With three days left in session, Cuomo and Morelle talk medical marijuana, teacher evaluations
June 17, 2014
Minutes before midnight on Monday, workers in the State Senate’s print shop were asked to make dozens of copies of bill number S-4406—D, better known around the capitol as the Savino/Gottfried Compassionate Care Act.
Better known to almost everyone else as the medical marijuana bill.
The bill incorporated two key changes Governor Andrew Cuomo had pushed for: The health advisory council was gone, as was a provision allowing physicians assistants to prescribe the drug. But the bill still allowed for the ingestion of marijuana by smoking, something the Governor wanted out of the bill. On Tuesday’s Capitol Pressroom radio show, the Governor said that while he remains in discussion with bill sponsors Senator Diane Savino and Assemblyman Richard Gottfried, he will not sign the bill as it’s printed. More telling, the executive won’t present bill language, he said, yet because it’s too early.
“We’re not really at the ‘details level,’ said Cuomo. “This is not a question of language right now, smoking or not smoking you do not need a lot of language to discuss that. I want a provision that if we find that if we have a created a system that poses a public safety risk or public health risk, that we can stop the sale of marijuana. That is not a language question, that is a concept question, and we are at that level.”
On Tuesday afternoon after a meeting with the Governor, Senators Jeff Klein and Diane Savino and Gottfried told reporters they see progress in the negotiations, but would not elaborate.
With the clock ticking toward the end of session, several competing rallies were held at the State Capitol on Tuesday including workers pushing for a higher minimum wage; gender equity groups lobbying for equal pay, and parents and teachers urging the state to move away from the Common Core Standards.
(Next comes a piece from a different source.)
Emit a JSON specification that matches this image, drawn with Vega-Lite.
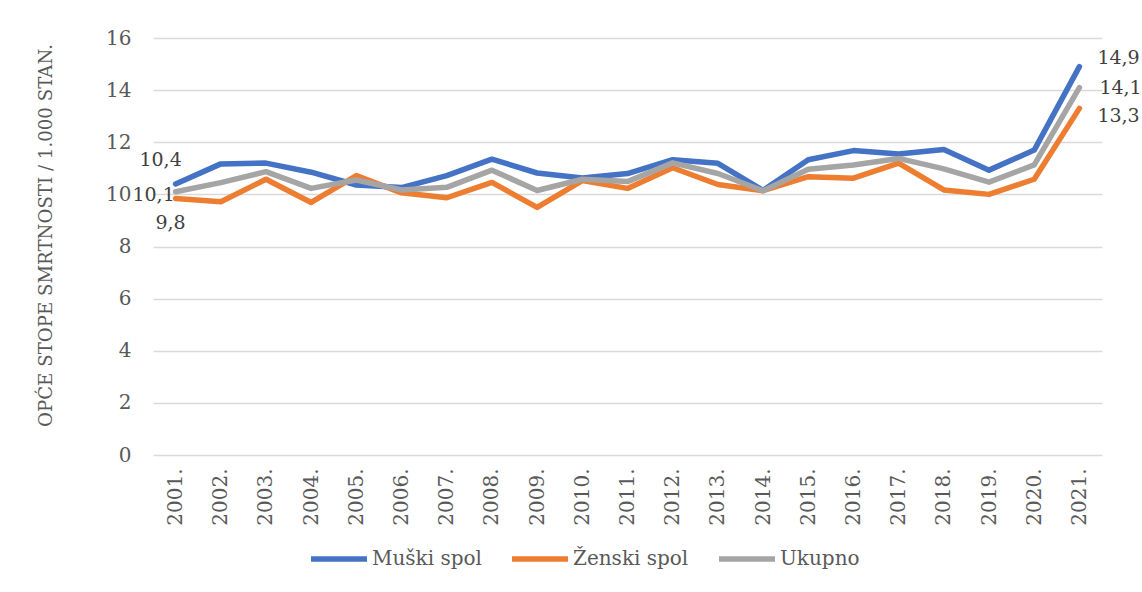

While none of these issues is likely to make any serious legislative headway, Governor Cuomo expressed some hope for a bill that would delink teacher evaluations from Common Core-aligned tests.
“We are at the devil is in the details point in teacher evaluation,” said Cuomo. “We are at ‘language’ with teacher evaluations and we have made good progress, but we are not there. But I am cautiously optimistic on teacher evaluations.”
Less confident in the bill’s progress was Assembly Majority Joe Morelle, D – Rochester. “I think there was more optimism earlier this month that we would get it,” he told Capitol Pressroom host Susan Arbetter Tuesday morning. “I thought the Governor had signaled a willingness to essentially say that if the testing and the Common Core implementation has not been right for students, it is also not right for teachers. We obviously exempted the impact of students earlier this year. But I understand…that there has not been an agreement yet.”
The Governor told the Capitol Pressroom on Tuesday his 3 top end-of-session priorities are medical marijuana, uncoupling teacher assessments from the Common Core and legislation addressing the heroin epidemic.